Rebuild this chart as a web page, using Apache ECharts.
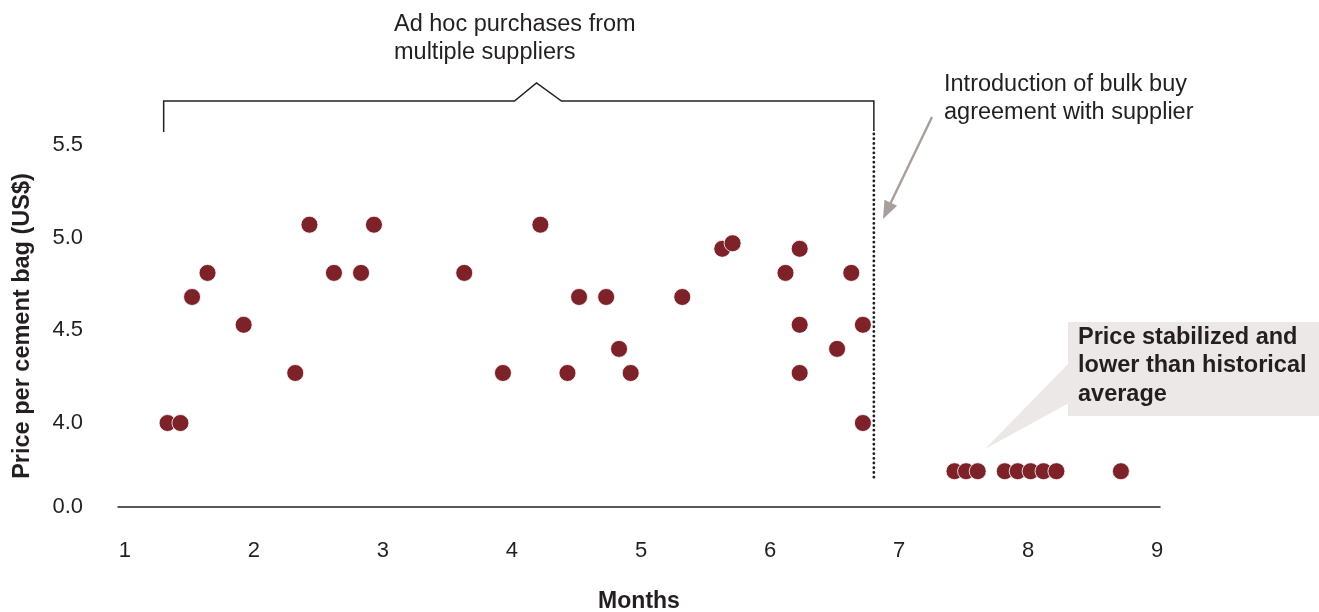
<!DOCTYPE html>
<html><head><meta charset="utf-8">
<script src="https://cdn.jsdelivr.net/npm/echarts@6/dist/echarts.min.js"></script>
<style>html,body{margin:0;padding:0;background:#fff}#c{width:1319px;height:612px}</style>
</head><body><div id="c"></div>
<script>
// Purchases before bulk-buy agreement (month, price)
const monthsBefore = [1.33, 1.43, 1.52, 1.64, 1.92, 2.32, 2.43, 2.62, 2.83, 2.93,
  3.63, 3.93, 4.22, 4.43, 4.52, 4.73, 4.83, 4.92, 5.32, 5.63, 5.71,
  6.12, 6.23, 6.23, 6.23, 6.52, 6.63, 6.72, 6.72];
const pricesBefore = [4.00, 4.00, 4.68, 4.81, 4.53, 4.27, 5.07, 4.81, 4.81, 5.07,
  4.81, 4.27, 5.07, 4.27, 4.68, 4.68, 4.40, 4.27, 4.68, 4.94, 4.97,
  4.81, 4.94, 4.53, 4.27, 4.40, 4.81, 4.53, 4.00];
// Purchases after bulk-buy agreement (shown below the axis break)
const monthsAfter = [7.43, 7.52, 7.61, 7.82, 7.92, 8.02, 8.12, 8.22, 8.72];
const pricesAfter = [3.74, 3.74, 3.74, 3.74, 3.74, 3.74, 3.74, 3.74, 3.74];

const xTicks = [1, 2, 3, 4, 5, 6, 7, 8, 9];
const yTicks = [3.547, 4.0, 4.5, 5.0, 5.5];
const yTickLabels = ['0.0', '4.0', '4.5', '5.0', '5.5'];
const agreementMonth = 6.805;
const bracketStartMonth = 1.30;
const bracketPeakMonth = 4.19;

const INK = '#231f20';
const DOT = '#7e2229';
const FONT = '"Liberation Sans", Arial, Helvetica, sans-serif';

const chart = echarts.init(document.getElementById('c'), null, {renderer: 'canvas'});
const pts = (xs, ys) => xs.map((x, i) => [x, ys[i]]);

chart.setOption({
  animation: false,
  backgroundColor: '#fff',
  textStyle: {fontFamily: FONT},
  grid: {left: 118, right: 159, top: 145, bottom: 105, outerBoundsMode: 'none', containLabel: false},
  xAxis: {
    type: 'value', min: 0.946, max: 9.023,
    name: 'Months', nameLocation: 'middle', nameGap: 83,
    nameTextStyle: {fontFamily: FONT, fontSize: 23, fontWeight: 'bold', color: INK},
    axisLine: {show: true, lineStyle: {color: INK, width: 1.5}},
    axisTick: {show: false},
    splitLine: {show: false},
    axisLabel: {customValues: xTicks, fontFamily: FONT, fontSize: 22, color: INK, margin: 33,
      formatter: v => String(Math.round(v))}
  },
  yAxis: {
    type: 'value', min: 3.547, max: 5.5,
    name: 'Price per cement bag (US$)', nameLocation: 'middle', nameGap: 83, nameRotate: 90,
    nameTextStyle: {fontFamily: FONT, fontSize: 23.5, fontWeight: 'bold', color: INK},
    axisLine: {show: false}, axisTick: {show: false}, splitLine: {show: false},
    axisLabel: {customValues: yTicks, fontFamily: FONT, fontSize: 22, color: INK, margin: 35,
      formatter: v => { let best = 0; yTicks.forEach((t, i) => { if (Math.abs(t - v) < Math.abs(yTicks[best] - v)) best = i; }); return yTickLabels[best]; }}
  },
  series: [
    {type: 'scatter', data: pts(monthsBefore, pricesBefore), symbolSize: 17,
      itemStyle: {color: DOT, borderColor: '#fff', borderWidth: 0.8, opacity: 1}},
    {type: 'scatter', data: pts(monthsAfter, pricesAfter), symbolSize: 17,
      itemStyle: {color: DOT, borderColor: '#fff', borderWidth: 0.8, opacity: 1}}
  ]
});

function px(x, y) { return chart.convertToPixel({gridIndex: 0}, [x, y]); }
const xAg = px(agreementMonth, 4)[0];
const xL = px(bracketStartMonth, 4)[0];
const xPk = px(bracketPeakMonth, 4)[0];

// arrow geometry
const aS = [932, 117], aE = [883, 219];
const dx = aE[0] - aS[0], dy = aE[1] - aS[1], L = Math.hypot(dx, dy);
const ux = dx / L, uy = dy / L, hl = 18, hw = 7;
const bx = aE[0] - ux * hl, by = aE[1] - uy * hl;

chart.setOption({
  graphic: [
    {type: 'polyline', shape: {points: [[xL, 132], [xL, 101], [xPk - 22, 101], [xPk, 83], [xPk + 25, 101], [xAg, 101], [xAg, 131]]},
      style: {stroke: INK, lineWidth: 1.5, fill: null}},
    {type: 'line', shape: {x1: xAg, y1: 134, x2: xAg, y2: 478},
      style: {stroke: INK, lineWidth: 2.8, lineDash: [0.1, 4.6], lineCap: 'round'}},
    {type: 'text', left: 394, top: 11,
      style: {text: 'Ad hoc purchases from\nmultiple suppliers', fill: INK, font: '23.5px ' + FONT, lineHeight: 28}},
    {type: 'text', left: 944, top: 71,
      style: {text: 'Introduction of bulk buy\nagreement with supplier', fill: INK, font: '23.5px ' + FONT, lineHeight: 28}},
    {type: 'line', shape: {x1: aS[0], y1: aS[1], x2: bx + ux * 2, y2: by + uy * 2},
      style: {stroke: '#a69f9b', lineWidth: 2.4}},
    {type: 'polygon', shape: {points: [[aE[0], aE[1]], [bx + uy * hw, by - ux * hw], [bx - uy * hw, by + ux * hw]]},
      style: {fill: '#a69f9b'}},
    {type: 'polygon', shape: {points: [[1069, 363], [1069, 403], [985, 449]]},
      style: {fill: '#ede8e8'}},
    {type: 'rect', shape: {x: 1068, y: 322, width: 251, height: 94},
      style: {fill: '#ede8e8'}},
    {type: 'text', left: 1078, top: 323,
      style: {text: 'Price stabilized and\nlower than historical\naverage', fill: INK, font: 'bold 23.5px ' + FONT, lineHeight: 28.5}}
  ]
});
</script>
</body></html>
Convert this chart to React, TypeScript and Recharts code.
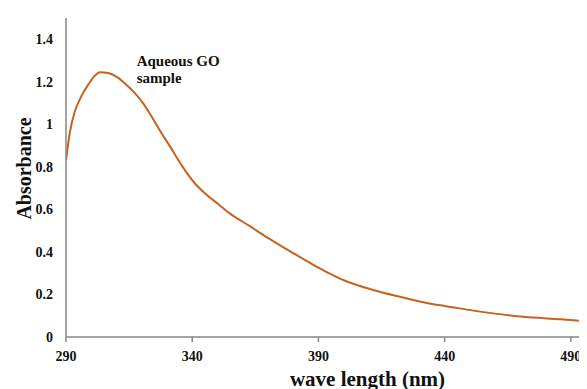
import React from "react";
import { LineChart, Line, XAxis, YAxis, ReferenceDot } from "recharts";

const wavelengths = [
  290, 291.5, 293.5, 296, 299, 301.5, 303.5, 307, 310.5, 314, 317, 320.5, 323.5,
  327, 331, 336.5, 340.5, 345, 350, 355, 363, 369.5, 378.5, 386.5, 390, 401,
  412, 422, 435.5, 440, 451.5, 470, 490, 496,
];
const absorbance = [
  0.83, 0.96, 1.06, 1.13, 1.19, 1.23, 1.245, 1.24, 1.22, 1.185, 1.15, 1.1, 1.045,
  0.975, 0.9, 0.795, 0.73, 0.676, 0.628, 0.58, 0.52, 0.47, 0.405, 0.35, 0.326,
  0.262, 0.22, 0.19, 0.154, 0.146, 0.124, 0.096, 0.08, 0.073,
];
const xTicks = [290, 340, 390, 440, 490];
const yTicks = [0, 0.2, 0.4, 0.6, 0.8, 1, 1.2, 1.4];
const xTitle = "wave length (nm)";
const yTitle = "Absorbance";
const noteLines = ["Aqueous GO", "sample"];
const notePos = { x: 318, y: 1.272 };

const data = wavelengths.map((nm, i) => ({ nm, abs: absorbance[i] }));

const FONT = '"Liberation Serif", "Times New Roman", serif';
const AXIS = "#868686";
const LINE = "#C8621E";

const XTitle = (props: any) => {
  const vb = props.viewBox;
  return (
    <text
      x={vb.x + vb.width / 2 + 41}
      y={vb.y + 49}
      textAnchor="middle"
      style={{ fontFamily: FONT, fontWeight: "bold", fontSize: 21 }}
      fill="#111"
    >
      {xTitle}
    </text>
  );
};

const YTitle = (props: any) => {
  const vb = props.viewBox;
  const cx = 16;
  const cy = vb.y + vb.height / 2 - 9;
  return (
    <text
      x={cx}
      y={cy}
      transform={`rotate(-90, ${cx}, ${cy})`}
      textAnchor="middle"
      dominantBaseline="central"
      style={{ fontFamily: FONT, fontWeight: "bold", fontSize: 20 }}
      fill="#111"
    >
      {yTitle}
    </text>
  );
};

const Note = (props: any) => {
  const vb = props.viewBox;
  const x = vb.x + (vb.width || 0) / 2;
  const y = vb.y + (vb.height || 0) / 2;
  return (
    <g>
      {noteLines.map((t, i) => (
        <text
          key={t}
          x={x}
          y={y + i * 16.5}
          style={{ fontFamily: FONT, fontWeight: "bold", fontSize: 15 }}
          fill="#111"
        >
          {t}
        </text>
      ))}
    </g>
  );
};

const tickStyle = { fontFamily: FONT, fontWeight: "bold", fontSize: 14 };

export default function App() {
  return (
    <div style={{ fontFamily: FONT, fontWeight: "bold", width: 579, height: 381 }}>
      <LineChart
        width={579}
        height={381}
        data={data}
        margin={{ top: 10, right: 0, bottom: 0, left: 0 }}
      >
        <XAxis
          dataKey="nm"
          type="number"
          domain={[290, 496.4]}
          ticks={xTicks}
          allowDataOverflow
          height={52}
          axisLine={{ stroke: AXIS, strokeWidth: 1.5 }}
          tickLine={{ stroke: AXIS, strokeWidth: 1.5 }}
          tickSize={5}
          tickMargin={9}
          tick={{ style: tickStyle, fill: "#111" }}
          label={<XTitle />}
        />
        <YAxis
          type="number"
          domain={[0, 1.5]}
          ticks={yTicks}
          width={58}
          axisLine={{ stroke: AXIS, strokeWidth: 1.5 }}
          tickLine={false}
          tickSize={0}
          tickMargin={13}
          tick={{ style: tickStyle, fill: "#111" }}
          label={<YTitle />}
        />
        <ReferenceDot
          x={notePos.x}
          y={notePos.y}
          r={0}
          fill="none"
          stroke="none"
          label={<Note />}
        />
        <Line
          type="monotone"
          dataKey="abs"
          stroke={LINE}
          strokeWidth={2}
          dot={false}
          isAnimationActive={false}
        />
      </LineChart>
    </div>
  );
}
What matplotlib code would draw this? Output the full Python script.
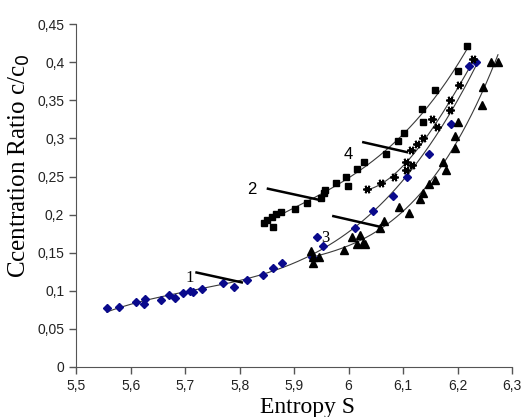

........

§ **Instruction**
Select and copy every line from the records that includes the word "code".

§ **Complete output**
Convert this chart to React, TypeScript and Recharts code.
What matplotlib code would draw this? Output the full Python script.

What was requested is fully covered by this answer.